* _TASK TO COMPLETE_:
Print only the lines from the top of the data through the line with "edgecolor='black', lw=1.2))", both included, skipping every picture.

::::::::

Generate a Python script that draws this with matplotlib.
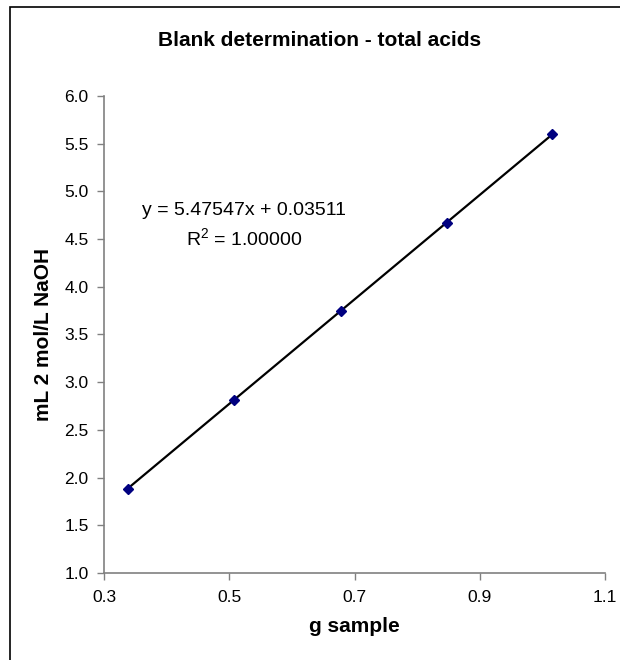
import matplotlib
matplotlib.use('Agg')
import matplotlib.pyplot as plt
from matplotlib.patches import Rectangle

plt.rcParams['font.family'] = ['Liberation Sans', 'DejaVu Sans']

# sample mass (g) and titrant volume (mL)
g_sample = [0.338, 0.507, 0.679, 0.847, 1.016]
ml_naoh = [1.88, 2.81, 3.75, 4.67, 5.60]
slope = 5.47547
intercept = 0.03511

fig = plt.figure(figsize=(6.2, 6.6), dpi=100)
ax = fig.add_axes([104 / 620, 87 / 660, 501 / 620, 477 / 660])

# trendline over the data range
x_fit = [min(g_sample), max(g_sample)]
y_fit = [slope * x + intercept for x in x_fit]
ax.plot(x_fit, y_fit, color='black', lw=1.6, zorder=2)
ax.plot(g_sample, ml_naoh, linestyle='none', marker='D', ms=5.5,
        color='#000080', zorder=3)

ax.set_xlim(0.3, 1.1)
ax.set_ylim(1.0, 6.0)
ax.set_xticks([0.3, 0.5, 0.7, 0.9, 1.1])
ax.set_yticks([1.0, 1.5, 2.0, 2.5, 3.0, 3.5, 4.0, 4.5, 5.0, 5.5, 6.0])
ax.set_xticklabels(['0.3', '0.5', '0.7', '0.9', '1.1'])
ax.set_yticklabels([f'{v:.1f}' for v in ax.get_yticks()])

for side in ['top', 'right']:
    ax.spines[side].set_visible(False)
for side in ['left', 'bottom']:
    ax.spines[side].set_color('#808080')
    ax.spines[side].set_linewidth(1.2)
ax.tick_params(direction='out', length=5, width=1, color='#808080',
               labelsize=12.5, labelcolor='black')
ax.tick_params(axis='x', pad=7)
ax.tick_params(axis='y', pad=6)

ax.set_xlabel('g sample', fontsize=15, fontweight='bold')
ax.set_ylabel('mL 2 mol/L NaOH', fontsize=15, fontweight='bold')
ax.xaxis.set_label_coords(0.5, (573 - 627) / 477)
ax.xaxis.label.set_va('center')
ax.yaxis.set_label_coords((43 - 104) / 501, 0.5)
ax.yaxis.label.set_va('center')

ax.text(0.5236, 4.805, f'y = {slope:.5f}x + {intercept:.5f}',
        fontsize=14, ha='center', va='center')
ax.text(0.5236, 4.51, '$\\mathregular{R^2}$ = 1.00000',
        fontsize=14, ha='center', va='center')

fig.text(320 / 620, 1 - 41 / 660, 'Blank determination - total acids',
         fontsize=15, fontweight='bold', ha='center', va='center')

# chart-area frame (only the left and top edges show)
fig.patches.append(Rectangle((10 / 620, -0.1), 2.0, (660 - 7) / 660 + 0.1,
                             transform=fig.transFigure, fill=False,
                             edgecolor='black', lw=1.2))

fig.savefig('out.png', dpi=100)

::::::::

* _SOLUTION TO THIS TASK_:
Generate a Python script that draws this with matplotlib.
import matplotlib
matplotlib.use('Agg')
import matplotlib.pyplot as plt
from matplotlib.patches import Rectangle

plt.rcParams['font.family'] = ['Liberation Sans', 'DejaVu Sans']

# sample mass (g) and titrant volume (mL)
g_sample = [0.338, 0.507, 0.679, 0.847, 1.016]
ml_naoh = [1.88, 2.81, 3.75, 4.67, 5.60]
slope = 5.47547
intercept = 0.03511

fig = plt.figure(figsize=(6.2, 6.6), dpi=100)
ax = fig.add_axes([104 / 620, 87 / 660, 501 / 620, 477 / 660])

# trendline over the data range
x_fit = [min(g_sample), max(g_sample)]
y_fit = [slope * x + intercept for x in x_fit]
ax.plot(x_fit, y_fit, color='black', lw=1.6, zorder=2)
ax.plot(g_sample, ml_naoh, linestyle='none', marker='D', ms=5.5,
        color='#000080', zorder=3)

ax.set_xlim(0.3, 1.1)
ax.set_ylim(1.0, 6.0)
ax.set_xticks([0.3, 0.5, 0.7, 0.9, 1.1])
ax.set_yticks([1.0, 1.5, 2.0, 2.5, 3.0, 3.5, 4.0, 4.5, 5.0, 5.5, 6.0])
ax.set_xticklabels(['0.3', '0.5', '0.7', '0.9', '1.1'])
ax.set_yticklabels([f'{v:.1f}' for v in ax.get_yticks()])

for side in ['top', 'right']:
    ax.spines[side].set_visible(False)
for side in ['left', 'bottom']:
    ax.spines[side].set_color('#808080')
    ax.spines[side].set_linewidth(1.2)
ax.tick_params(direction='out', length=5, width=1, color='#808080',
               labelsize=12.5, labelcolor='black')
ax.tick_params(axis='x', pad=7)
ax.tick_params(axis='y', pad=6)

ax.set_xlabel('g sample', fontsize=15, fontweight='bold')
ax.set_ylabel('mL 2 mol/L NaOH', fontsize=15, fontweight='bold')
ax.xaxis.set_label_coords(0.5, (573 - 627) / 477)
ax.xaxis.label.set_va('center')
ax.yaxis.set_label_coords((43 - 104) / 501, 0.5)
ax.yaxis.label.set_va('center')

ax.text(0.5236, 4.805, f'y = {slope:.5f}x + {intercept:.5f}',
        fontsize=14, ha='center', va='center')
ax.text(0.5236, 4.51, '$\\mathregular{R^2}$ = 1.00000',
        fontsize=14, ha='center', va='center')

fig.text(320 / 620, 1 - 41 / 660, 'Blank determination - total acids',
         fontsize=15, fontweight='bold', ha='center', va='center')

# chart-area frame (only the left and top edges show)
fig.patches.append(Rectangle((10 / 620, -0.1), 2.0, (660 - 7) / 660 + 0.1,
                             transform=fig.transFigure, fill=False,
                             edgecolor='black', lw=1.2))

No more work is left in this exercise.